‘Push polls’ muddy District 22

When northeast Salem’s Nomi Pearce received a nasty campaign mailer Saturday depicting Democrat Betty Komp with a Pinocchio nose, she thought nothing of it and tossed it into the recycling bin.

But a recent phone “poll” on the House District 22 race between Komp and Republican Al Shannon angered Pearce. The caller cited negative things about Komp and accused her of pushing a homosexual agenda in Oregon.

“I expect to get information in print or on TV that is very biased,” Pearce said. “This felt very different.”

Welcome to the tightest legislative race in the Salem area and, not coincidentally, the one with the most mudslinging.

“I think it is the nature of political campaigns today, particularly in close races,” said Geoff Sugerman, a Silverton political consultant. “It’s one of those things that you’re going to see in the waning days of the race.”

Komp’s campaign accuses Shannon of violating his pledge not to engage in “push polling” — political smears disguised to look like legitimate, scientific polls.

Shannon, who disavows any connection to those calls, said it is Komp’s side that has engaged in push polling, making calls accusing him of favoring “cop-killer bullets.”

The two sides’ campaign mailings are equally aggressive and of dubious accuracy.

House Democrats’ combined campaign sent mailings implying that Shannon favors a national sales tax and privatizing Social Security.

Mailings from the centralized House Republican campaign portray Komp as wanting to increase taxes and favoring a sales tax, and giving her a stretched Pinocchio nose for denying it.

The mailings illustrate how local candidates in Oregon are losing control of their own campaigns.

“It used to be, you gave the money to the candidate and the candidate decides how it’s used,” Sugerman said. But more and more campaign money is going straight from political action committees to party-controlled centralized campaigns.

“The funders are taking more and more control over the message,” Sugerman said.

House District 22, which includes North Salem, Woodburn and Gervais, is one of about a dozen close races that will determine the balance of power in the 2005 House of Representatives. Democrats hope to narrow the Republicans’ 35-25 majority and gain more clout in the 2005 legislative session.

In 2002, Republicans used a taped Komp comment ostensibly favoring a sales tax to eke out a 92-vote victory by candidate Cliff Zauner.

Democrats, who argue that Komp’s comments were taken out of context, went on the offensive this time.

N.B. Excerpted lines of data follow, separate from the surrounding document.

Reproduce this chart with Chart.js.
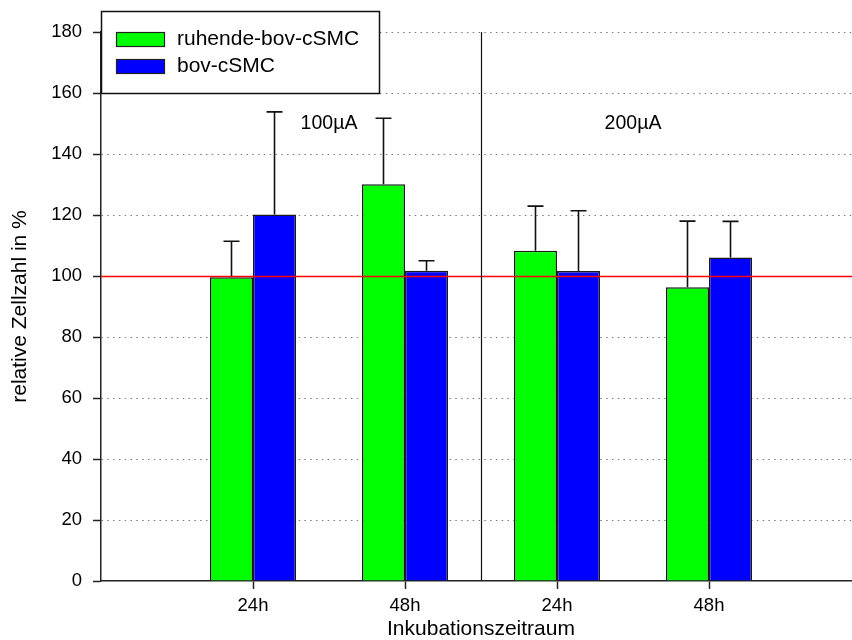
<!DOCTYPE html>
<html>
<head>
<meta charset="utf-8">
<title>relative Zellzahl</title>
<script src="https://cdn.jsdelivr.net/npm/chart.js@4/dist/chart.umd.min.js"></script>
<style>
  html, body { margin: 0; padding: 0; background: #fff; overflow: hidden; }
  #wrap { width: 870px; height: 640px; }
</style>
</head>
<body>
<div id="wrap"><canvas id="c" width="870" height="640"></canvas></div>
<script>
// Incubation times per group (100µA: 24h, 48h | 200µA: 24h, 48h)
const categories = ['24h', '48h', '24h', '48h'];
const seriesNames = ['ruhende-bov-cSMC', 'bov-cSMC'];
// relative cell count in %, with upper error (SD)
const restingValues = [99.6, 130.1, 108.3, 96.3];
const restingErrors = [11.8, 21.6, 14.6, 21.7];
const activeValues  = [120.2, 101.7, 101.6, 106.1];
const activeErrors  = [33.6, 3.3, 19.8, 11.8];
const yTicks = [0, 20, 40, 60, 80, 100, 120, 140, 160, 180];
const doseLabels = ['100µA', '200µA'];
const referenceLevel = 100;

const FONT = "'Liberation Sans', Arial, Helvetica, sans-serif";
Chart.defaults.font.family = FONT;
Chart.defaults.color = '#000';

// one empty slot on each side of the four incubation times
const labels = [''].concat(categories, ['']);
const pad = arr => [null].concat(arr, [null]);

const overlay = {
  id: 'overlay',
  afterDatasetsDraw(chart) {
    const { ctx, chartArea: a, scales: { x, y } } = chart;
    ctx.save();
    // error bars (upper only)
    chart.data.datasets.forEach((ds, di) => {
      const meta = chart.getDatasetMeta(di);
      meta.data.forEach((bar, i) => {
        const v = ds.data[i];
        const e = ds.errors[i];
        if (v == null || e == null) return;
        const px = bar.x;
        const y0 = y.getPixelForValue(v);
        const y1 = y.getPixelForValue(v + e);
        ctx.strokeStyle = '#111';
        ctx.lineWidth = 1.6;
        ctx.beginPath();
        ctx.moveTo(px, y0);
        ctx.lineTo(px, y1);
        ctx.moveTo(px - 8, y1);
        ctx.lineTo(px + 8, y1);
        ctx.stroke();
      });
    });
    // reference line at 100 %
    const yr = Math.round(y.getPixelForValue(referenceLevel)) + 0.5;
    ctx.strokeStyle = '#ff0000';
    ctx.lineWidth = 1.3;
    ctx.beginPath();
    ctx.moveTo(a.left, yr);
    ctx.lineTo(a.right, yr);
    ctx.stroke();
    // divider between the two dose groups
    const half = (categories.length + 1) / 2;
    const xd = Math.round(x.getPixelForValue(half)) + 0.5;
    ctx.strokeStyle = '#111';
    ctx.lineWidth = 1.2;
    ctx.beginPath();
    ctx.moveTo(xd, a.top);
    ctx.lineTo(xd, a.bottom);
    ctx.stroke();
    // dose labels centred over each group
    ctx.fillStyle = '#000';
    ctx.font = '19.5px ' + FONT;
    ctx.textAlign = 'center';
    ctx.textBaseline = 'middle';
    const perGroup = categories.length / doseLabels.length;
    doseLabels.forEach((t, g) => {
      const c = 1 + g * perGroup + (perGroup - 1) / 2;
      ctx.fillText(t, x.getPixelForValue(c), y.getPixelForValue(150));
    });
    ctx.restore();
  },
  afterDraw(chart) {
    const { ctx, chartArea: a } = chart;
    ctx.save();
    const bx = a.left + 0.5, by = 11.5, bw = 278, bh = 82;
    ctx.fillStyle = '#fff';
    ctx.fillRect(bx, by, bw, bh);
    ctx.strokeStyle = '#111';
    ctx.lineWidth = 1.5;
    ctx.strokeRect(bx, by, bw, bh);
    ctx.font = '21px ' + FONT;
    ctx.textAlign = 'left';
    ctx.textBaseline = 'middle';
    chart.data.datasets.forEach((ds, i) => {
      const sy = 32 + i * 27;
      ctx.fillStyle = ds.backgroundColor;
      ctx.fillRect(a.left + 15, sy, 48, 14);
      ctx.strokeStyle = '#222';
      ctx.lineWidth = 1.2;
      ctx.strokeRect(a.left + 15.5, sy + 0.5, 48, 14);
      ctx.fillStyle = '#000';
      ctx.fillText(ds.label, a.left + 76, sy + 7.5);
    });
    ctx.restore();
  }
};

new Chart(document.getElementById('c'), {
  type: 'bar',
  data: {
    labels: labels,
    datasets: [
      { label: seriesNames[0], data: pad(restingValues), errors: pad(restingErrors),
        backgroundColor: '#00ff00', borderColor: '#1a1a1a', borderWidth: 1.5 },
      { label: seriesNames[1], data: pad(activeValues), errors: pad(activeErrors),
        backgroundColor: '#0000ff', borderColor: '#1a1a1a', borderWidth: 1.5 }
    ]
  },
  options: {
    responsive: false,
    devicePixelRatio: 1,
    animation: false,
    categoryPercentage: 0.566,
    barPercentage: 1.0,
    layout: { padding: { top: 32, right: 9, left: 0, bottom: 0 } },
    plugins: { legend: { display: false }, tooltip: { enabled: false } },
    scales: {
      x: {
        type: 'category',
        offset: false,
        grid: {
          offset: false,
          drawOnChartArea: false,
          drawTicks: true,
          tickLength: 8,
          tickWidth: 1.5,
          tickColor: c => (c.index === 0 || c.index === labels.length - 1) ? 'rgba(0,0,0,0)' : '#222'
        },
        border: { display: true, color: '#222', width: 1.5 },
        ticks: { font: { size: 18.5 }, color: '#000', padding: 6, maxRotation: 0, autoSkip: false },
        title: { display: true, text: 'Inkubationszeitraum', font: { size: 21, lineHeight: 1.0 },
                 color: '#000', padding: { top: 0, bottom: 0 } },
        afterFit: s => { s.height = 59; }
      },
      y: {
        min: yTicks[0],
        max: yTicks[yTicks.length - 1],
        afterBuildTicks: s => { s.ticks = yTicks.map(v => ({ value: v })); },
        ticks: { font: { size: 18.5 }, color: '#000', padding: 11, callback: v => String(v) },
        grid: {
          color: c => (c.tick && c.tick.value === 0) ? 'rgba(0,0,0,0)' : '#7a7a7a',
          lineWidth: 1,
          tickColor: '#222',
          tickLength: 8,
          tickWidth: 1.5
        },
        border: { display: true, color: '#222', width: 1.5, dash: [1.5, 4.3] },
        title: { display: true, text: 'relative Zellzahl in %', font: { size: 21 },
                 color: '#000', padding: { top: 8, bottom: 0 } },
        afterFit: s => { s.width = 101; }
      }
    }
  },
  plugins: [overlay]
});
</script>
</body>
</html>
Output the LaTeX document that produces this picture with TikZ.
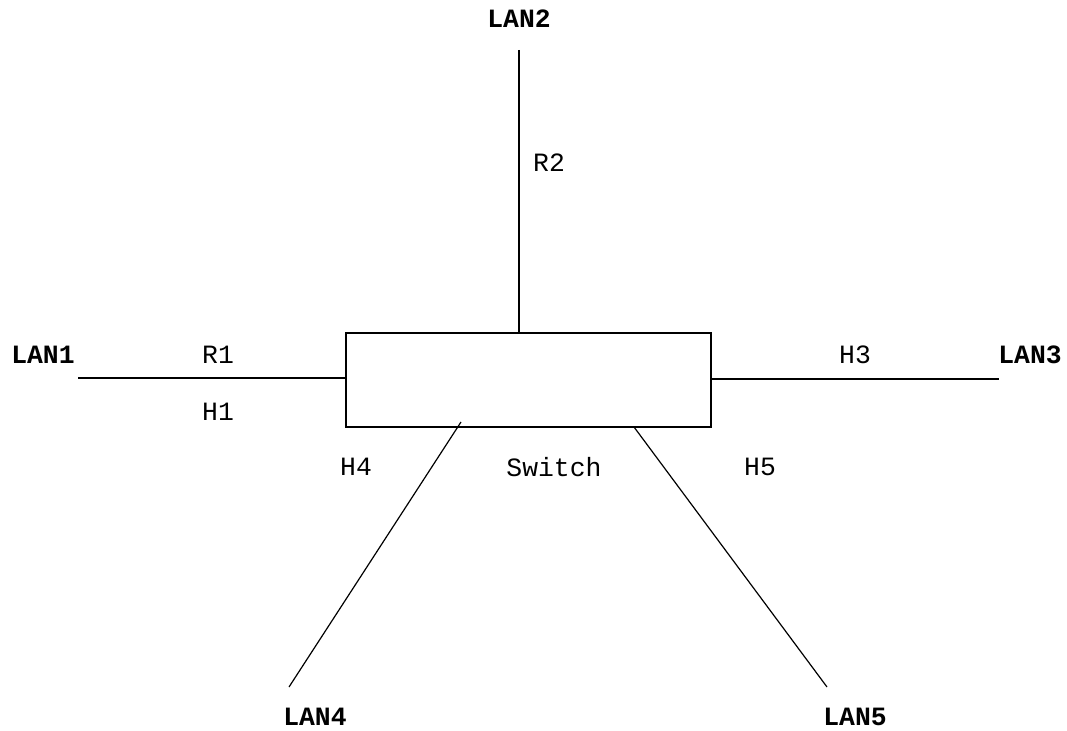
\documentclass[tikz,border=0pt]{standalone}
\usepackage{fontspec}
\setmonofont{Liberation Mono}
\begin{document}
\begin{tikzpicture}[x=0.75pt,y=-0.75pt,
  wire/.style={line width=0.9pt},
  lan/.style={font=\ttfamily\bfseries\fontsize{19.8}{22}\selectfont, inner sep=0pt},
  tag/.style={font=\ttfamily\fontsize{19.8}{22}\selectfont, inner sep=0pt}]
\useasboundingbox (0,0) rectangle (1067,731);
% switch box
\node[draw, line width=0.9pt, minimum width=365*0.75pt, minimum height=94*0.75pt, inner sep=0pt] (sw) at (528.5,380) {};
% free ends of the LAN segments
\coordinate (e1) at (78,378);
\coordinate (e2) at (519,50);
\coordinate (e3) at (999,379);
\coordinate (e4) at (289,687);
\coordinate (e5) at (827,687);
\coordinate (s4) at (461,422);
\coordinate (s5) at (634,427);
% connectors
\draw[wire] (e1) -- (sw.west |- e1);
\draw[wire] (e2) -- (e2 |- sw.north);
\draw[wire] (sw.east |- e3) -- (e3);
\draw[wire] (s4) -- (e4);
\draw[wire] (s5) -- (e5);
% LAN names
\node[lan] (l1) at (43,355) {LAN1};
\node[lan] (l2) at (519,19) {LAN2};
\node[lan] (l3) at (1030,355) {LAN3};
\node[lan] (l4) at (315,717) {LAN4};
\node[lan] (l5) at (855,717) {LAN5};
% port labels
\node[tag] (r1) at (218,355) {R1};
\node[tag] (h1) at (218,412) {H1};
\node[tag] (r2) at (549,163) {R2};
\node[tag] (h3) at (855,355) {H3};
\node[tag] (h4) at (356,467) {H4};
\node[tag] (h5) at (760,467) {H5};
\node[tag] (swl) at (554,467) {Switch};
\end{tikzpicture}
\end{document}
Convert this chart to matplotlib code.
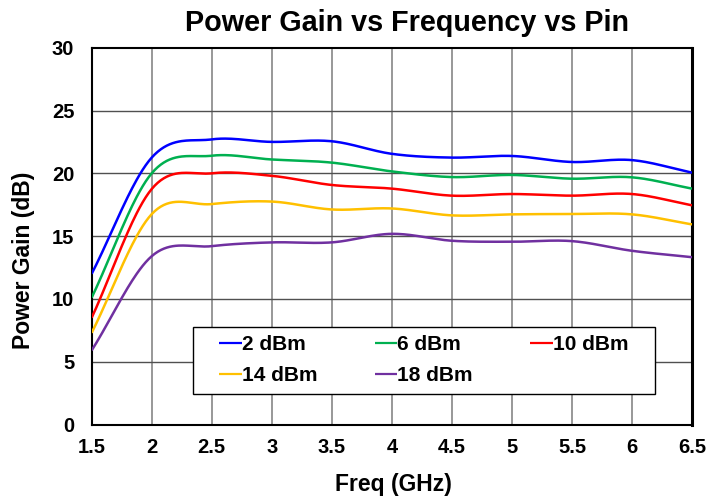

They mailed fliers implying that Shannon supports a sales tax because he’s an “active member of the group that supports imposing a national sales tax on Oregon,” referring to the conservative Citizens for a Sound Economy.

That blunts the impact of GOP fliers reviving Komp’s disputed 2002 sales-tax remarks.

“It does confuse the voter,” said Russ Walker, Northwest director of Freedom Works/ Citizens for a Sound Economy. “There’s no way you can reverse that confusion.”

Another flier accuses Shannon of wanting to “gamble with our retirement,” because he is “active in a group trying to privatize Social Security.”

That could be potent given Woodburn’s large number of retirees.

“They’re making stuff up,” Shannon said of the Democrats’ mailers. “I have no idea where they’re getting that.”

Walker said Monday that his group doesn’t support a sales tax, and its proposal for private Social Security accounts shouldn’t be called privatization.

“I’m not a member of that group; never have been,” Shannon said of Citizens for a Sound Economy.

However, Walker said Shannon is a member.

Democrats produced a May 21, 2004, press release from his group labeling Shannon as one of its “reliable CSE activists.”

“When you’re a member or an activist, generally you agree with the positions of the organization,” said Jon Isaacs, campaign director for House Democrats. “Russ Walker and Citizens for a Sound Economy, they’re the masters of the guilt-by-association argument.”